2020年4月5日日曜日

NHKスペシャル『Real vs. Fake』(『Fake vs. Real』だっけ?)を観ていたら、メキシコで、フェクニュースに「踊らされた」市民たちが、無実の人間を誘拐犯だと思い込んで、警察署から引きずり出して、生きたまま焼き殺した事件が取り上げられていた(実際は、路上飲酒で捕まって警察署にいた。そして、本当の誘拐犯も別に逮捕されてその警察署にいた)。

因みに、実際、警察署になだれ込んだ市民が無実の二人を引きづり出して、ガソリンらしきものをぶっかける映像(実際は、おそらくその先の映像もあるのだろうが、放送ではそこまでだった)があるのがイマドキだなと思った。
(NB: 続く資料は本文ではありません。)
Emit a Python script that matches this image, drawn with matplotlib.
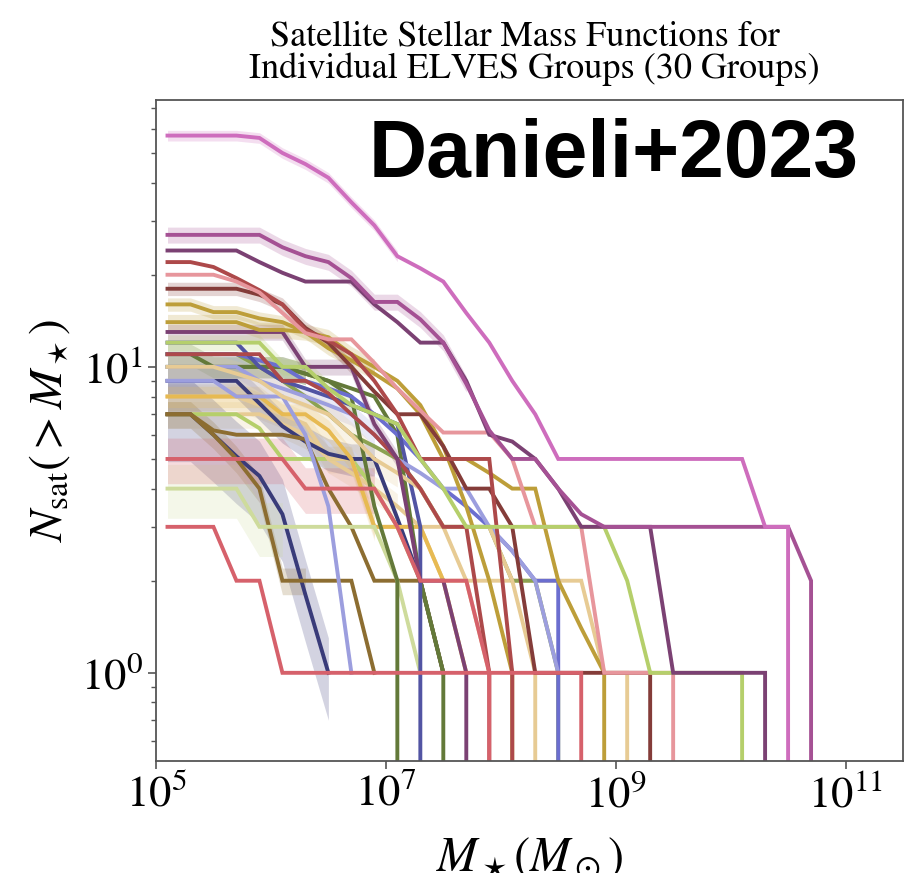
import numpy as np
import matplotlib
matplotlib.use("Agg")
import matplotlib.pyplot as plt
from matplotlib.ticker import NullLocator, LogLocator

plt.rcParams['font.family'] = 'serif'
plt.rcParams['font.serif'] = ['STIXGeneral', 'Liberation Serif', 'DejaVu Serif']
plt.rcParams['mathtext.fontset'] = 'stix'

nan = np.nan

# log10 stellar-mass bins at which the cumulative counts are evaluated
log_mass_bins = [5.1, 5.3, 5.5, 5.7, 5.9, 6.1, 6.3, 6.5, 6.7, 6.9,
                 7.1, 7.3, 7.5, 7.7, 7.9, 8.1, 8.3, 8.5, 8.7, 8.9,
                 9.1, 9.3, 9.5, 9.7, 9.9, 10.1, 10.3, 10.5, 10.7, 10.9]

# cumulative satellite counts N(>M*) per group (0 = no satellites left, nan = not plotted)
n_g01 = [57, 57, 57, 57, 56, 50, 46, 41.5, 34.5, 29, 23, 21, 19, 15, 12, 9, 7, 5, 5, 5, 5, 5, 5, 5, 5, 5, 3, 3, 0]
n_g02 = [27, 27, 27, 27, 27, 24.6, 23, 22, 19.5, 16.3, 16.3, 14.3, 12, 8.8, 6.2, 5, 5, 4, 3.3, 3, 3, 3, 3, 3, 3, 3, 3, 3, 2, 0]
n_g03 = [24, 24, 24, 24, 22, 20.3, 19, 19, 19, 16, 14, 12, 12, 9, 6, 5.7, 5, 4, 3, 3, 3, 3, 1, 1, 1, 1, 1, 0]
n_g04 = [22, 22, 21.2, 19.5, 17.8, 16, 13.2, 12.2, 11, 9, 7, 5, 5, 5, 5, 1, 0]
n_g05 = [20, 20, 20, 19, 17.5, 15, 12.9, 12.3, 12.3, 10.3, 8.5, 7.2, 6.1, 6.1, 6.1, 5, 3, 3, 3, 1, 1, 1, 1, 0]
n_g06 = [18, 18, 18, 18, 17.2, 16, 13.4, 12, 10, 8.3, 7, 7, 5.5, 4, 4, 3, 1, 1, 1, 1, 1, 1, 0]
n_g07 = [16, 16, 15.1, 15.1, 14.4, 14, 13, 11.5, 10.5, 9.5, 8.5, 7, 5, 5, 4.5, 4, 4, 2, 1.4, 1, 0]
n_g08 = [14, 14, 14, 14, 13.2, 13.2, 13, 12.5, 11, 10, 9, 7.5, 5.5, 3.5, 2, 1, 0]
n_g09 = [13, 13, 13, 13, 13, 13, 10, 10, 10, 6.5, 5, 2, 2, 1, 0]
n_g10 = [12, 12, 12, 12, 12, 10, 10, 8.5, 7.5, 7, 6.5, 5, 4, 3, 3, 3, 3, 3, 3, 3, 2, 1, 1, 1, 1, 1, 0]
n_g11 = [11, 11, 11, 11, 11, 9, 9, 8.2, 7, 6, 5, 4, 3, 3, 1, 0]
n_g12 = [10, 10, 10, 9.5, 9, 8, 7.5, 7, 6, 5, 4.5, 4, 3, 3, 3, 2, 1, 0]
n_g13 = [9, 9, 9, 8, 8, 8, 6, 3.5, 1, nan]
n_g14 = [10, 10, 10, 10, 9, 8.5, 8, 7.5, 7, 6, 5, 4.5, 4, 4, 3, 2.5, 2, 1, nan]
n_g15 = [12, 12, 12, 12, 10, 9, 8.5, 8, 7.5, 7, 6.5, 3, 0]
n_g16 = [11, 11, 11, 11, 10.5, 10, 9, 8.5, 8, 7, 6, 5, 4, 3.5, 3, 2.5, 2, 2, 0]
n_g17 = [10, 10, 10, 10, 10, 10, 9.5, 9, 8, 3.5, 2, 0]
n_g18 = [11, 11, 10, 10, 10, 10, 9.5, 9, 8.5, 8, 6, 2, 1, 0]
n_g19 = [11, 11, 11, 11, 10, 9, 8, 7, 6, 5.5, 5, 4, 3, 3, 3, 2, 2, 1, 0]
n_g20 = [4, 4, 4, 4, 3, 3, 3, 3, 3, 3, 2, 1, nan]
n_g21 = [5, 5, 5, 5, 5, 5, 4, 4, 4, 4, 3, 2, 2, 2, 1, 0]
n_g22 = [3, 3, 3, 2, 2, 1, 1, 1, 1, 1, 1, 1, 1, 1, 1, 1, 1, 1, 1, 0]
n_g23 = [8, 8, 8, 8, 8, 7, 7, 6.2, 5, 3, 3, 3, 2, 1, nan]
n_g24 = [7, 7, 6, 5, 4, 2, 2, 2, 2, 1, nan]
n_g25 = [7, 7, 6.2, 6, 6, 6, 5.8, 4, 3, 2, 2, 2, 1, nan]
n_g26 = [7, 7, 6, 5.1, 4.4, 3.3, 1.8, 1, nan]
n_g27 = [9, 9, 9, 9, 7.6, 6.4, 5.7, 5.2, 5, 5, 3.2, 2, 1, nan]
n_g28 = [8, 8, 8, 8, 7.5, 7, 6.5, 5, 5, 3, 3, 3, 3, 2, 2, 2, 2, 2, 2, 1, 1, 0]
n_g29 = [7, 7, 7, 7, 6.3, 5, 5, 5, 5, 4, 3, 2, 1, nan]
n_g30 = [7, 7, 7, 7, 7, 6.5, 6, 5, 4.5, 4, 3.5, 3, 2, 2, 1, nan]

# shaded uncertainty band: fractional half-width, and number of low-mass bins it covers
band_g = {
    'g01': (0.04, 11), 'g02': (0.06, 14), 'g06': (0.05, 9), 'g07': (0.05, 10),
    'g08': (0.06, 10), 'g09': (0.06, 11), 'g10': (0.06, 9), 'g12': (0.10, 11),
    'g14': (0.08, 10), 'g17': (0.08, 7), 'g18': (0.08, 7), 'g20': (0.20, 6),
    'g21': (0.17, 10), 'g23': (0.08, 10), 'g24': (0.10, 7), 'g26': (0.30, 8),
    'g27': (0.12, 10), 'g28': (0.10, 10), 'g30': (0.10, 11),
}

group_colors = {
    'g01': '#ce6dbd', 'g02': '#a55194', 'g03': '#7b4173', 'g04': '#ad494a',
    'g05': '#e7969c', 'g06': '#843c39', 'g07': '#bd9e39', 'g08': '#bd9e39',
    'g09': '#7b4173', 'g10': '#b5cf6b', 'g11': '#ad494a', 'g12': '#e7cb94',
    'g13': '#9c9ede', 'g14': '#9c9ede', 'g15': '#5254a3', 'g16': '#6b6ecf',
    'g17': '#637939', 'g18': '#637939', 'g19': '#8ca252', 'g20': '#cedb9c',
    'g21': '#d6616b', 'g22': '#d6616b', 'g23': '#e7ba52', 'g24': '#8c6d31',
    'g25': '#8c6d31', 'g26': '#393b79', 'g27': '#393b79', 'g28': '#e7cb94',
    'g29': '#b5cf6b', 'g30': '#e7cb94',
}

groups = {
    'g01': n_g01, 'g02': n_g02, 'g03': n_g03, 'g04': n_g04, 'g05': n_g05,
    'g06': n_g06, 'g07': n_g07, 'g08': n_g08, 'g09': n_g09, 'g10': n_g10,
    'g11': n_g11, 'g12': n_g12, 'g13': n_g13, 'g14': n_g14, 'g15': n_g15,
    'g16': n_g16, 'g17': n_g17, 'g18': n_g18, 'g19': n_g19, 'g20': n_g20,
    'g21': n_g21, 'g22': n_g22, 'g23': n_g23, 'g24': n_g24, 'g25': n_g25,
    'g26': n_g26, 'g27': n_g27, 'g28': n_g28, 'g29': n_g29, 'g30': n_g30,
}

# drawing order (later = on top)
draw_order = ['g30', 'g29', 'g28', 'g27', 'g26', 'g25', 'g24', 'g23', 'g20',
              'g19', 'g18', 'g17', 'g16', 'g15', 'g14', 'g13', 'g12', 'g11',
              'g09', 'g08', 'g07', 'g06', 'g04', 'g21', 'g22', 'g05', 'g10',
              'g03', 'g02', 'g01']

fig = plt.figure(figsize=(9.08, 8.73), dpi=100)
ax = fig.add_axes([156 / 908, 1 - 761 / 873, 747 / 908, 661 / 873])
ax.set_xscale('log')
ax.set_yscale('log')

for z, key in enumerate(draw_order):
    vals = np.array(groups[key], dtype=float)
    mass = 10 ** np.array(log_mass_bins[:len(vals)])
    col = group_colors[key]
    if key in band_g:
        frac, nb = band_g[key]
        v, m = vals[:nb], mass[:nb]
        ok = np.isfinite(v) & (v > 0)
        ax.fill_between(m[ok], v[ok] * (1 - frac), v[ok] * (1 + frac),
                        color=col, alpha=0.22, linewidth=0, zorder=1)
    ax.plot(mass, vals, color=col, lw=2.8, solid_joinstyle='miter',
            zorder=2 + z * 0.01)

ax.set_xlim(1e5, 10 ** 11.5)
ax.set_ylim(0.515, 74.5)
ax.set_xticks([1e5, 1e7, 1e9, 1e11])
ax.xaxis.set_minor_locator(NullLocator())
ax.yaxis.set_major_locator(LogLocator(base=10, numticks=10))

ax.tick_params(which='both', direction='out', color='#555555', labelsize=32)
ax.tick_params(which='major', length=6, width=1.2)
ax.tick_params(which='minor', length=3.5, width=1.0)
for s in ax.spines.values():
    s.set_color('#555555')
    s.set_linewidth(1.3)

ax.set_ylabel(r'$N_{\rm sat}(>M_\star)$', fontsize=34, labelpad=6)
ax.set_xlabel(r'$M_\star(M_\odot)$', fontsize=35, labelpad=14)

ax.set_title('Satellite Stellar Mass Functions for \n Individual ELVES Groups (30 Groups)',
             fontsize=26, linespacing=0.95, pad=16)

ax.text(0.94, 0.8835, 'Danieli+2023', transform=ax.transAxes, ha='right',
        va='baseline', fontsize=58, fontweight='bold', family='Liberation Sans',
        zorder=10)

fig.savefig('out.png', dpi=100)
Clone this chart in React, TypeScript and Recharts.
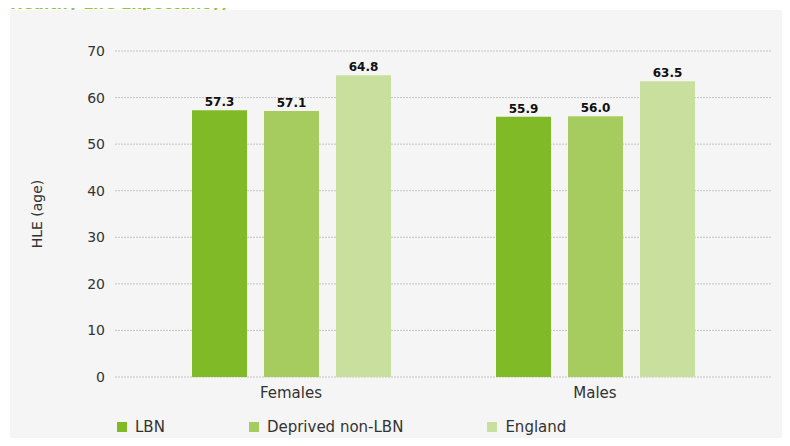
import { BarChart, Bar, XAxis, YAxis, CartesianGrid, Legend, LabelList, Label } from 'recharts';

const categories = ['Females', 'Males'];
const lbn = [57.3, 55.9];
const deprivedNonLbn = [57.1, 56.0];
const england = [64.8, 63.5];
const yTicks = [0, 10, 20, 30, 40, 50, 60, 70];

const seriesNames = ['LBN', 'Deprived non-LBN', 'England'];
const seriesColors = ['#80ba27', '#a6cc5f', '#c8df9e'];

const rows = categories.map((c, i) => ({
  name: c,
  LBN: lbn[i],
  'Deprived non-LBN': deprivedNonLbn[i],
  England: england[i],
}));

const FONT = '"DejaVu Sans", Verdana, sans-serif';

function LegendBox() {
  return (
    <div style={{ display: 'flex', alignItems: 'center', paddingLeft: 107, paddingTop: 11, fontFamily: FONT, fontSize: 15, color: '#333' }}>
      {seriesNames.map((n, i) => (
        <div key={n} style={{ display: 'flex', alignItems: 'center', marginRight: 84 }}>
          <span style={{ width: 10, height: 10, background: seriesColors[i], display: 'inline-block', marginRight: 8 }} />
          <span>{n}</span>
        </div>
      ))}
    </div>
  );
}

export default function App() {
  return (
    <div style={{ position: 'relative', width: 790, height: 446, background: '#fff', overflow: 'hidden', margin: -8 }}>
      <div style={{ position: 'absolute', left: 10, top: -3, fontFamily: FONT, fontWeight: 700, fontSize: 15.5, lineHeight: '15px', color: '#8cc63f', whiteSpace: 'nowrap' }}>
        Healthy Life Expectancy)
      </div>
      <div style={{ position: 'absolute', left: 10, top: 10, width: 780, height: 436, background: '#f5f5f5' }}>
        <BarChart
          width={780}
          height={436}
          data={rows}
          margin={{ top: 41, right: 19, left: 0, bottom: 0 }}
          barSize={55}
          barGap={17}
        >
          <CartesianGrid vertical={false} stroke="#c4c4c4" strokeDasharray="2 1" />
          <XAxis
            dataKey="name"
            axisLine={false}
            tickLine={false}
            height={30}
            padding={{ left: 24, right: 24 }}
            tick={{ fill: '#333', fontSize: 15, fontFamily: FONT }}
            tickMargin={4}
          />
          <YAxis
            width={105}
            domain={[0, 70]}
            ticks={yTicks}
            axisLine={false}
            tickLine={false}
            tickMargin={4}
            tick={{ fill: '#333', fontSize: 14, fontFamily: FONT }}
          >
            <Label
              content={({ viewBox }: any) => {
                const x = viewBox.x + 27;
                const y = viewBox.y + viewBox.height / 2;
                return (
                  <text x={x} y={y} transform={`rotate(-90, ${x}, ${y})`} textAnchor="middle" dominantBaseline="central" fill="#333" fontSize={14} fontFamily={FONT}>
                    HLE (age)
                  </text>
                );
              }}
            />
          </YAxis>
          <Legend verticalAlign="bottom" wrapperStyle={{ left: 0, width: 780, height: 39 }} content={() => <LegendBox />} />
          {seriesNames.map((n, i) => (
            <Bar key={n} dataKey={n} fill={seriesColors[i]} isAnimationActive={false}>
              <LabelList
                dataKey={n}
                position="top"
                offset={4}
                formatter={(v: any) => Number(v).toFixed(1)}
                style={{ fill: '#111', fontSize: 12, fontWeight: 700, fontFamily: FONT }}
              />
            </Bar>
          ))}
        </BarChart>
      </div>
    </div>
  );
}
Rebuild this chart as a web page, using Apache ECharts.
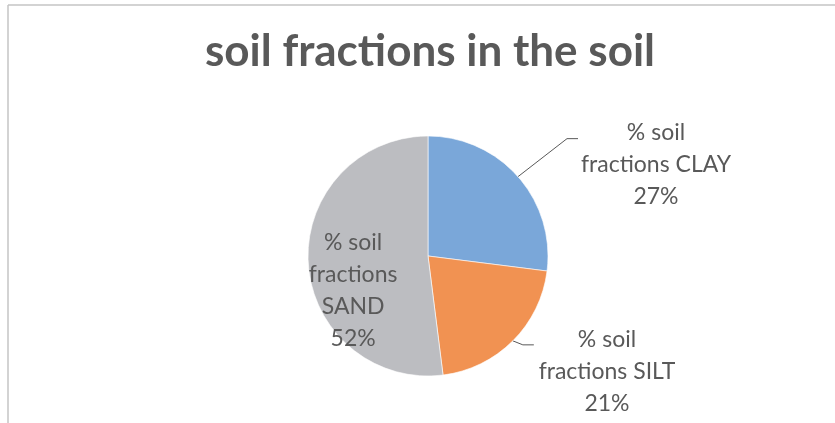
<!DOCTYPE html>
<html>
<head>
<meta charset="utf-8">
<script src="https://cdn.jsdelivr.net/npm/echarts@6/dist/echarts.min.js"></script>
<style>
  html, body { margin: 0; padding: 0; background: #ffffff; }
  #chart { width: 835px; height: 423px; }
</style>
</head>
<body>
<div id="chart"></div>
<script>
// Soil texture composition (percent of total)
const categories = ['% soil fractions CLAY', '% soil fractions SILT', '% soil fractions SAND'];
const shares = [27, 21, 52];
const sliceColors = ['#7aa7d9', '#f19252', '#bcbdc1'];
const titleText = 'soil fractions in the soil';

const textColor = '#595959';
const labelFont = 'Lato, "Noto Sans", sans-serif';

// Wrap the category name into the lines used by each label
function wrapName(name, idx) {
  const parts = name.split(' ');
  if (idx === 2) {
    return '% soil\nfractions\n' + parts[3];
  }
  return '% soil\nfractions ' + parts[3];
}

const data = categories.map((name, i) => ({
  name: name,
  value: shares[i],
  itemStyle: { color: sliceColors[i] },
  label: i === 2 ? { position: 'inside', offset: [-12, 31] } : { position: 'outside' },
  labelLine: { show: i !== 2 }
}));

// Where the outside labels sit, relative to the pie
const labelSpots = {
  0: { dx: 228, dy: -91, bend: [49, -38], tail: 11 },
  1: { dx: 179, dy: 116, bend: [10, 4], tail: 11 }
};

const chart = echarts.init(document.getElementById('chart'), null, { renderer: 'canvas' });

chart.setOption({
  backgroundColor: '#ffffff',
  animation: false,
  title: {
    text: titleText,
    left: 425,
    textAlign: 'center',
    top: 25,
    textStyle: {
      fontFamily: labelFont,
      fontWeight: 'bold',
      fontSize: 44,
      color: textColor
    }
  },
  graphic: [
    { type: 'line', shape: { x1: 8, y1: 5, x2: 835, y2: 5 }, style: { stroke: '#c4c4c4', lineWidth: 1.5 } },
    { type: 'line', shape: { x1: 8, y1: 5, x2: 8, y2: 423 }, style: { stroke: '#c4c4c4', lineWidth: 1.5 } }
  ],
  series: [{
    type: 'pie',
    center: [428, 256],
    radius: 120,
    startAngle: 90,
    clockwise: true,
    data: data,
    itemStyle: { borderColor: '#ffffff', borderWidth: 0.6 },
    label: {
      show: true,
      formatter: p => wrapName(p.name, p.dataIndex) + '\n' + p.value + '%',
      fontFamily: labelFont,
      fontSize: 23,
      lineHeight: 32,
      color: textColor,
      align: 'center'
    },
    labelLine: {
      show: true,
      lineStyle: { color: '#595959', width: 1 }
    },
    labelLayout: function (params) {
      const spot = labelSpots[params.dataIndex];
      if (!spot || !params.labelLinePoints) return {};
      const a = params.labelLinePoints[0];
      const b = [a[0] + spot.bend[0], a[1] + spot.bend[1]];
      const c = [b[0] + spot.tail, b[1]];
      return {
        x: 428 + spot.dx,
        y: 256 + spot.dy,
        align: 'center',
        verticalAlign: 'middle',
        labelLinePoints: [a, b, c]
      };
    }
  }]
});
</script>
</body>
</html>
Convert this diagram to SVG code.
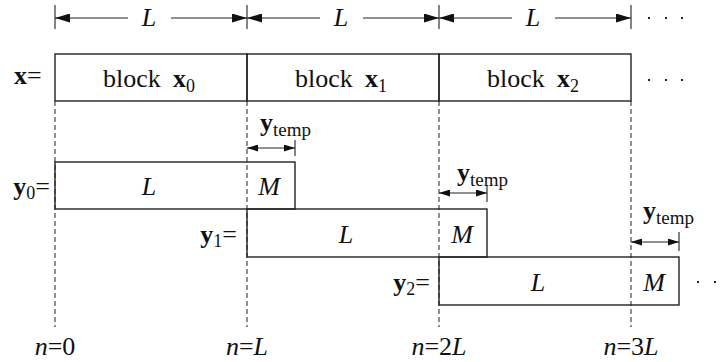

この事件を一言で言えば、「で、なんでお前(たち)がやるんだ?」ということ。これは、大勢の障害者を殺したウエマツのソレと同じで、「騙されたとか思い込みとか、正しいとか間違ってるとかは別にして、なんで、お前(たち)の自己判断で勝手に人間を殺すことを、社会(お前たち以外の人間)が許すと思ってるんだ?」ということ。

法治国家というのは、社会に害をもたらす人間の「殺害」を、人間以外に託すことで成立している。法治国家では、例えば、凶悪な殺人鬼や、卑劣な誘拐犯を「死刑」の名の下に処刑、すなわち「殺害」するのは、裁判官や被害者遺族という人間ではなく、国家という[人間ではない人格]。

人間に人間の死刑をやらせない理由は二つある。一つは、そもそも論で、そもそも、全ての人間のどんな行為も、自然状態では「死刑」には相当しない。言い換えるなら、自然状態の人間は何をしても「許される」。人間の特定の行為を「許さず」、場合によっては「死によって償わせる」のはただ人間のみ。ということは、逆に、人間のあらゆる行為は、どこかの時代のどこかの状況の誰かにとっては、「死に値する」行為になってしまうということ。実際、人間の歴史上、特に宗教や「繁殖」に関することで、実にバカバカしい理由が、死に値する正当な理由として、実に多くの「無実」の人間の処刑が、当時の市民から支持されてきた。

もう一つの理由は、そうしなければ、「殺す人間は殺して構わない」という、人間存在の根本原理を「途中で止めた危うい状態」になるから。理由は何であれ、殺した人間は殺されるべきだ、と人間は皆、心の奥底では確信している。

いずれにせよ、人間が人間を殺すことを認めると、待っているのは非合理という泥沼。